> **RECORDED INFORMATION**:

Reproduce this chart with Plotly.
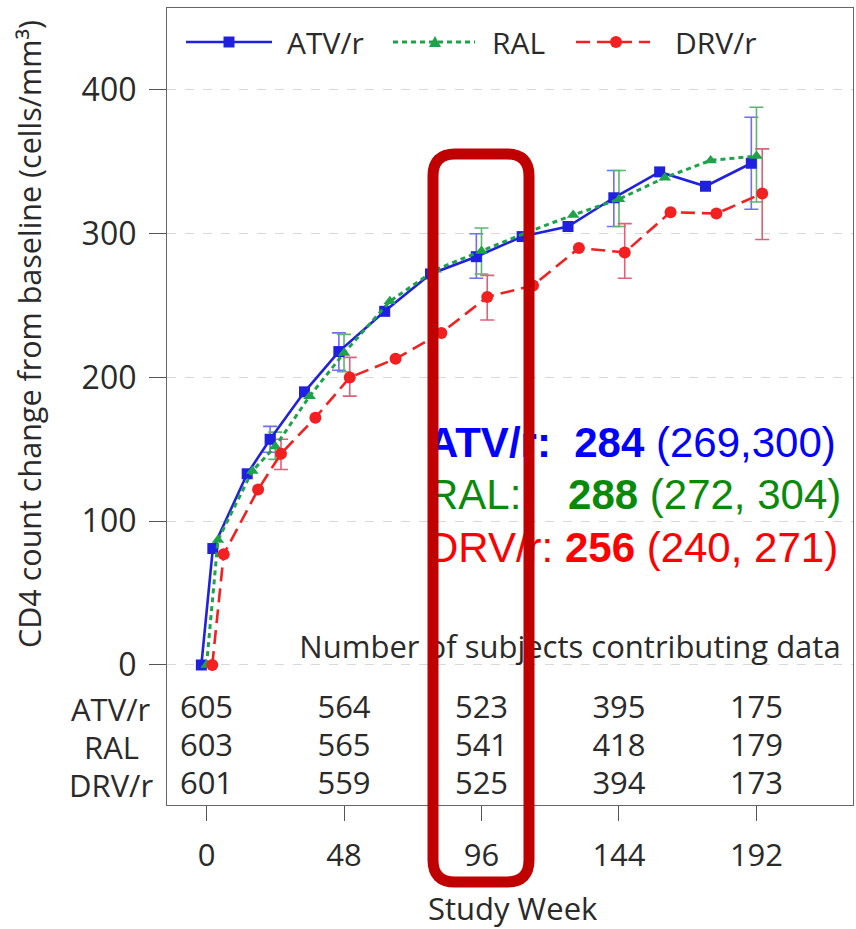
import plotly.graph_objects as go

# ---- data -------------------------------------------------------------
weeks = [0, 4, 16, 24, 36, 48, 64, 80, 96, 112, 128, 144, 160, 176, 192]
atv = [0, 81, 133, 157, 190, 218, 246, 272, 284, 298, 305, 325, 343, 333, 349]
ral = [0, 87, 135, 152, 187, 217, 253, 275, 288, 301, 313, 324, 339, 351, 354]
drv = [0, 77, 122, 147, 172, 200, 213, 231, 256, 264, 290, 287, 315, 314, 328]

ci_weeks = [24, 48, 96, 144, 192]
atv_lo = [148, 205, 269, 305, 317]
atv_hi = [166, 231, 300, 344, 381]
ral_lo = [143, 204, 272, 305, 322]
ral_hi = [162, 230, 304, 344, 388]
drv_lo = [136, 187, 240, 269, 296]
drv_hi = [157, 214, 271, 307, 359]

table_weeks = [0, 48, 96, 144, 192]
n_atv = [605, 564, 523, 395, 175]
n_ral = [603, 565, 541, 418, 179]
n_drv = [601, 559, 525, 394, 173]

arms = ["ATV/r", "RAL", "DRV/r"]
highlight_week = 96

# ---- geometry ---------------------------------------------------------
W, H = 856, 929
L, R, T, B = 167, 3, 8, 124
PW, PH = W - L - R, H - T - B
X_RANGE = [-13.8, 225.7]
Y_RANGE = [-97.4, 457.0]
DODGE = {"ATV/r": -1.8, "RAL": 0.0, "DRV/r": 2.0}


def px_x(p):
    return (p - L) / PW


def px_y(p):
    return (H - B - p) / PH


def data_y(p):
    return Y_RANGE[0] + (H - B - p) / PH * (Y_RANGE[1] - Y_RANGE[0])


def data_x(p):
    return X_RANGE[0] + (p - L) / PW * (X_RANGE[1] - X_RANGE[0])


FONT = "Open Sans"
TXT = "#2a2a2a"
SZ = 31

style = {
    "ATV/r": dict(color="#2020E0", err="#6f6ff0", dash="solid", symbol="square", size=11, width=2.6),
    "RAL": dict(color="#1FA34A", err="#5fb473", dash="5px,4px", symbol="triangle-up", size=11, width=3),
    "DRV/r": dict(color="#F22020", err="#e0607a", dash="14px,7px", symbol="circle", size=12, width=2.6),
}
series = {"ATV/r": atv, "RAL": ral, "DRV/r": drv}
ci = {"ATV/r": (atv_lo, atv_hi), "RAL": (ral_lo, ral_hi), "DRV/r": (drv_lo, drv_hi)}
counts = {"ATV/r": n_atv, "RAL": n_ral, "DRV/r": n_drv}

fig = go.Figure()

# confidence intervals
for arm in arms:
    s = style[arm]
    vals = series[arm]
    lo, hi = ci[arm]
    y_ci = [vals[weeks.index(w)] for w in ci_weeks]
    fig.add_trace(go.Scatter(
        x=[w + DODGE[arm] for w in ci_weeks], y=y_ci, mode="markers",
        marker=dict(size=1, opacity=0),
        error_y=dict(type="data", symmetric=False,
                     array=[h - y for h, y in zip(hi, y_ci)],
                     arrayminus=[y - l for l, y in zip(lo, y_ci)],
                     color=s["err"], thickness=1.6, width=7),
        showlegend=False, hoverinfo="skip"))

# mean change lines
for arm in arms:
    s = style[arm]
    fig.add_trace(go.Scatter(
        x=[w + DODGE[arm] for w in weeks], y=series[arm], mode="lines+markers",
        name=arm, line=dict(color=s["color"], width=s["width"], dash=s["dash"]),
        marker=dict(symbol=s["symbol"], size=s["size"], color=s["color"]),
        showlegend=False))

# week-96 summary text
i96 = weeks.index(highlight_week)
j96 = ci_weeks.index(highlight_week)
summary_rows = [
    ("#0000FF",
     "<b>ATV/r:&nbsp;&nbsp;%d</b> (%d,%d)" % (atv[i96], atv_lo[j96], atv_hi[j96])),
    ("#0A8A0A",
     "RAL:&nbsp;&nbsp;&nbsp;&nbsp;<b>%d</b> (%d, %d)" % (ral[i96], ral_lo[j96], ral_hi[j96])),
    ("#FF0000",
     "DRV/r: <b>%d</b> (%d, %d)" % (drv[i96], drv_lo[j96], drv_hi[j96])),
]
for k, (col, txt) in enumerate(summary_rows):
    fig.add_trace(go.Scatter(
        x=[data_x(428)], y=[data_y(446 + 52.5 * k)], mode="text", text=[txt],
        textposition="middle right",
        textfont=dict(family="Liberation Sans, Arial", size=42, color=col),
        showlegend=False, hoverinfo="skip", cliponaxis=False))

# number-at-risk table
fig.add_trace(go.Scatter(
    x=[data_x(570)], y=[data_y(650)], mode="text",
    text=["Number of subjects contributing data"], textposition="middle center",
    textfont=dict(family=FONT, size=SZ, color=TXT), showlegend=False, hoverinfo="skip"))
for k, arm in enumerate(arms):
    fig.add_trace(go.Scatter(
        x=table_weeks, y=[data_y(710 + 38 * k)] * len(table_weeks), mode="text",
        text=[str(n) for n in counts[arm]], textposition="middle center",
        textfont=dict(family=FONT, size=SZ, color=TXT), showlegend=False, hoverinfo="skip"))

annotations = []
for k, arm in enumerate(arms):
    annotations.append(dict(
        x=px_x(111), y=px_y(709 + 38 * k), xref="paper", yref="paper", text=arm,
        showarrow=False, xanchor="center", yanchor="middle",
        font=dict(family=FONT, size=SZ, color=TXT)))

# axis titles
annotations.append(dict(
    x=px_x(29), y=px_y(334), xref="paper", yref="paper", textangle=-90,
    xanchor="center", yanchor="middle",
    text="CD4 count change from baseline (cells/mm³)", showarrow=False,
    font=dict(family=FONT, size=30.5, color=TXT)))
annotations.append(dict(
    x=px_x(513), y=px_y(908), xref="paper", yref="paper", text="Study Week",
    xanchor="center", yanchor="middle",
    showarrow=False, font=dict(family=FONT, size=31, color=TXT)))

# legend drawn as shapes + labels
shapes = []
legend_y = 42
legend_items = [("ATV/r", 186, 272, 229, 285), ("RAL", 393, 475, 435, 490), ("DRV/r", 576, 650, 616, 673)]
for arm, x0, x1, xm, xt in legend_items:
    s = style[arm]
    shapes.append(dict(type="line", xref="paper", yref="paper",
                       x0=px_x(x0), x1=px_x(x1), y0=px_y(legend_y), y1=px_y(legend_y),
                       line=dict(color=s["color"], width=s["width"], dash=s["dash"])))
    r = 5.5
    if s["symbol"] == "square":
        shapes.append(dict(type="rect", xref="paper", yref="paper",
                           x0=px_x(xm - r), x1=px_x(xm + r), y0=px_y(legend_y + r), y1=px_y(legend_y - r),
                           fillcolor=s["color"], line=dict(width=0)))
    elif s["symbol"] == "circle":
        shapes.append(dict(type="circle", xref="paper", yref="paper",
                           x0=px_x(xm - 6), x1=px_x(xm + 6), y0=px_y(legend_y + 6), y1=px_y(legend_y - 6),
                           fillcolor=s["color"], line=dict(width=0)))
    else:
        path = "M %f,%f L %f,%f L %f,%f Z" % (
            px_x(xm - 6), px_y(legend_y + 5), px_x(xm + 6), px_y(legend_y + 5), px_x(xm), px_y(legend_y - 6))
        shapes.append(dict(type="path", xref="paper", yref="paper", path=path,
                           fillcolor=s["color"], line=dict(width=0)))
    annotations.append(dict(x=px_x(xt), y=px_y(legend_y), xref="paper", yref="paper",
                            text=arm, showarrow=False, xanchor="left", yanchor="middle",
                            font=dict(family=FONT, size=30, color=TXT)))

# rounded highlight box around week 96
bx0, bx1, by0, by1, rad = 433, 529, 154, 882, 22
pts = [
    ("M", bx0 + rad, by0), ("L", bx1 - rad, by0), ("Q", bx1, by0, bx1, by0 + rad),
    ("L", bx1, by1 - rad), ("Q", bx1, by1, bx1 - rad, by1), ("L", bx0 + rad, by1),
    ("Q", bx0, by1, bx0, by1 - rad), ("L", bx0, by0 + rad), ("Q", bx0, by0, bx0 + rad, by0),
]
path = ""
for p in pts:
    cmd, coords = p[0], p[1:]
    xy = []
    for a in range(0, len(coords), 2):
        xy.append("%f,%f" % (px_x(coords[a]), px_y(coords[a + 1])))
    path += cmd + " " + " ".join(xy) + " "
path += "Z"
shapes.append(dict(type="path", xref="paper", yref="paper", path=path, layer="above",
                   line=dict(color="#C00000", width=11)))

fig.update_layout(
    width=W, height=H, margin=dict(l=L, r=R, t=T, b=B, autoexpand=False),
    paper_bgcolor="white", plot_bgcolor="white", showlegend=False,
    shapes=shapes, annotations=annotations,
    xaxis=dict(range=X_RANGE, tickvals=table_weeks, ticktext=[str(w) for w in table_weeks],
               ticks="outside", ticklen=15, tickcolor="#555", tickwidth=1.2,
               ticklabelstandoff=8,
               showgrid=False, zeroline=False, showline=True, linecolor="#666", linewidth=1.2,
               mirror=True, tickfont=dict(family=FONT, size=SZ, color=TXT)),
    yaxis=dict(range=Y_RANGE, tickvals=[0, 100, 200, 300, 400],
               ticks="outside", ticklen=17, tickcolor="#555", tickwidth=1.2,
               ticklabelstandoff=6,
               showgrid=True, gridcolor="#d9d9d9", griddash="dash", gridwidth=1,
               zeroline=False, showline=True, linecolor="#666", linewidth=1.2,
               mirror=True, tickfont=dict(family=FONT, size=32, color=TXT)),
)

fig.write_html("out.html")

> **STATED GOAL**:
Write out again, exactly, the lines from the start of the listing up to the line containing "import plotly.graph_objects as go", with both ends and without pictures.

> **SOLUTION TO THE PROBLEM**:
Reproduce this chart with Plotly.
import plotly.graph_objects as go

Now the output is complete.